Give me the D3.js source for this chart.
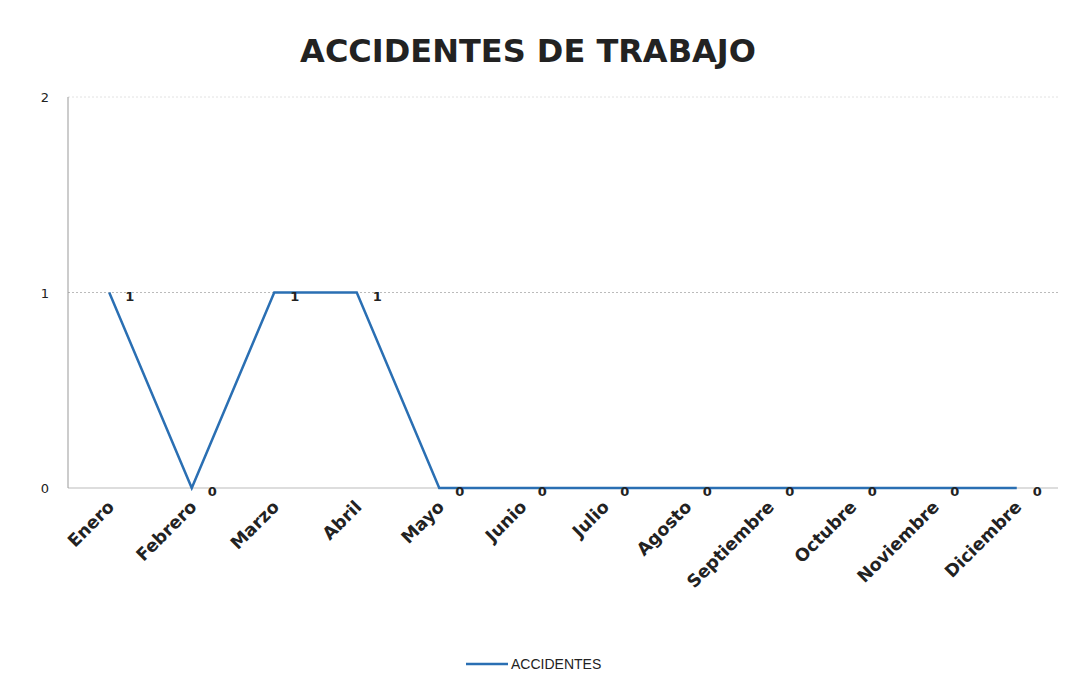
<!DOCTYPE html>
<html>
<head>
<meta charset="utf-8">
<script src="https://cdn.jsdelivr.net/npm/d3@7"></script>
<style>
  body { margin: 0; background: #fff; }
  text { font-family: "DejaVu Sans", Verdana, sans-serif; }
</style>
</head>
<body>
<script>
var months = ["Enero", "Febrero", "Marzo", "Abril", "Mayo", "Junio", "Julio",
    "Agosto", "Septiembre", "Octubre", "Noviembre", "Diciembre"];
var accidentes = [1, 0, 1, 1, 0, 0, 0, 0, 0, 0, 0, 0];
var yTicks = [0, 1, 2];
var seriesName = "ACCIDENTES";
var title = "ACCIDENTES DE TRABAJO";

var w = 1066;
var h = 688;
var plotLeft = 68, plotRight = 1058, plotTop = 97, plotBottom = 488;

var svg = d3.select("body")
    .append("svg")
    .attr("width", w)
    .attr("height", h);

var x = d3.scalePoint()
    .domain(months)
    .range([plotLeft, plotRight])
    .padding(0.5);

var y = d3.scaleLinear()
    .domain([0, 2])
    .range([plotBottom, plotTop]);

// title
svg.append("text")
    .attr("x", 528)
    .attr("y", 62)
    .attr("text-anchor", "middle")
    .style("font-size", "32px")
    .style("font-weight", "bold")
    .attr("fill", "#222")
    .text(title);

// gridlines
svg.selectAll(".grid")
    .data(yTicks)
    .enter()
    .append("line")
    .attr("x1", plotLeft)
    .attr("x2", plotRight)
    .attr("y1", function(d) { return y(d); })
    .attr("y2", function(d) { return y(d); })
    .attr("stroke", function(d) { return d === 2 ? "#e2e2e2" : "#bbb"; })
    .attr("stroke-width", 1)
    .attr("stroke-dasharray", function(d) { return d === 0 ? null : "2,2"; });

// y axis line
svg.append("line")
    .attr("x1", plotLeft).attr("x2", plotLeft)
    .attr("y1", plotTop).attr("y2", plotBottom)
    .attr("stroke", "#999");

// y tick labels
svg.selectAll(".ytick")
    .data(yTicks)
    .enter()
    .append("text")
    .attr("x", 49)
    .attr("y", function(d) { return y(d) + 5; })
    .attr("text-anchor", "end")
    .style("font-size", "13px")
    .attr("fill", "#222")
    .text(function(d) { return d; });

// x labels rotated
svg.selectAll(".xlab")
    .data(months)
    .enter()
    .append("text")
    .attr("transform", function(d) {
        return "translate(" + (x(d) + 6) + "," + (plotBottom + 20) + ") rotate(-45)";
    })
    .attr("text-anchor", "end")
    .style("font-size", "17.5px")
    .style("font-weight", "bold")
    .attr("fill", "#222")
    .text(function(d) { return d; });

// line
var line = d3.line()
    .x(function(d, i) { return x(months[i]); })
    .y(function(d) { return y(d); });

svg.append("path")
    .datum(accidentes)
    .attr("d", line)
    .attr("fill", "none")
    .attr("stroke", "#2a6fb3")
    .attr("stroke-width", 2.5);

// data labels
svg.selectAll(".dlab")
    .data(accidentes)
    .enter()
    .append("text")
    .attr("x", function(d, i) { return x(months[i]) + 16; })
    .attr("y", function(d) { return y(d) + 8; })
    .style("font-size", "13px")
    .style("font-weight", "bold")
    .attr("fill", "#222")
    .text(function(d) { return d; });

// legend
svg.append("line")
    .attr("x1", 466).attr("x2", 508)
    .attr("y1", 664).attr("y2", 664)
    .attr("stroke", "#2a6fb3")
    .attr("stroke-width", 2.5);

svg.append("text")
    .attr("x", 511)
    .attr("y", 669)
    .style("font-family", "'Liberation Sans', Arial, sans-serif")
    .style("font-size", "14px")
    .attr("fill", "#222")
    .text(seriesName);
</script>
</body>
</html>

## [To be done]
Strip out the pictures and quote the remaining data word for word.

## [Task answer]
Give me the D3.js source for this chart.
<!DOCTYPE html>
<html>
<head>
<meta charset="utf-8">
<script src="https://cdn.jsdelivr.net/npm/d3@7"></script>
<style>
  body { margin: 0; background: #fff; }
  text { font-family: "DejaVu Sans", Verdana, sans-serif; }
</style>
</head>
<body>
<script>
var months = ["Enero", "Febrero", "Marzo", "Abril", "Mayo", "Junio", "Julio",
    "Agosto", "Septiembre", "Octubre", "Noviembre", "Diciembre"];
var accidentes = [1, 0, 1, 1, 0, 0, 0, 0, 0, 0, 0, 0];
var yTicks = [0, 1, 2];
var seriesName = "ACCIDENTES";
var title = "ACCIDENTES DE TRABAJO";

var w = 1066;
var h = 688;
var plotLeft = 68, plotRight = 1058, plotTop = 97, plotBottom = 488;

var svg = d3.select("body")
    .append("svg")
    .attr("width", w)
    .attr("height", h);

var x = d3.scalePoint()
    .domain(months)
    .range([plotLeft, plotRight])
    .padding(0.5);

var y = d3.scaleLinear()
    .domain([0, 2])
    .range([plotBottom, plotTop]);

// title
svg.append("text")
    .attr("x", 528)
    .attr("y", 62)
    .attr("text-anchor", "middle")
    .style("font-size", "32px")
    .style("font-weight", "bold")
    .attr("fill", "#222")
    .text(title);

// gridlines
svg.selectAll(".grid")
    .data(yTicks)
    .enter()
    .append("line")
    .attr("x1", plotLeft)
    .attr("x2", plotRight)
    .attr("y1", function(d) { return y(d); })
    .attr("y2", function(d) { return y(d); })
    .attr("stroke", function(d) { return d === 2 ? "#e2e2e2" : "#bbb"; })
    .attr("stroke-width", 1)
    .attr("stroke-dasharray", function(d) { return d === 0 ? null : "2,2"; });

// y axis line
svg.append("line")
    .attr("x1", plotLeft).attr("x2", plotLeft)
    .attr("y1", plotTop).attr("y2", plotBottom)
    .attr("stroke", "#999");

// y tick labels
svg.selectAll(".ytick")
    .data(yTicks)
    .enter()
    .append("text")
    .attr("x", 49)
    .attr("y", function(d) { return y(d) + 5; })
    .attr("text-anchor", "end")
    .style("font-size", "13px")
    .attr("fill", "#222")
    .text(function(d) { return d; });

// x labels rotated
svg.selectAll(".xlab")
    .data(months)
    .enter()
    .append("text")
    .attr("transform", function(d) {
        return "translate(" + (x(d) + 6) + "," + (plotBottom + 20) + ") rotate(-45)";
    })
    .attr("text-anchor", "end")
    .style("font-size", "17.5px")
    .style("font-weight", "bold")
    .attr("fill", "#222")
    .text(function(d) { return d; });

// line
var line = d3.line()
    .x(function(d, i) { return x(months[i]); })
    .y(function(d) { return y(d); });

svg.append("path")
    .datum(accidentes)
    .attr("d", line)
    .attr("fill", "none")
    .attr("stroke", "#2a6fb3")
    .attr("stroke-width", 2.5);

// data labels
svg.selectAll(".dlab")
    .data(accidentes)
    .enter()
    .append("text")
    .attr("x", function(d, i) { return x(months[i]) + 16; })
    .attr("y", function(d) { return y(d) + 8; })
    .style("font-size", "13px")
    .style("font-weight", "bold")
    .attr("fill", "#222")
    .text(function(d) { return d; });

// legend
svg.append("line")
    .attr("x1", 466).attr("x2", 508)
    .attr("y1", 664).attr("y2", 664)
    .attr("stroke", "#2a6fb3")
    .attr("stroke-width", 2.5);

svg.append("text")
    .attr("x", 511)
    .attr("y", 669)
    .style("font-family", "'Liberation Sans', Arial, sans-serif")
    .style("font-size", "14px")
    .attr("fill", "#222")
    .text(seriesName);
</script>
</body>
</html>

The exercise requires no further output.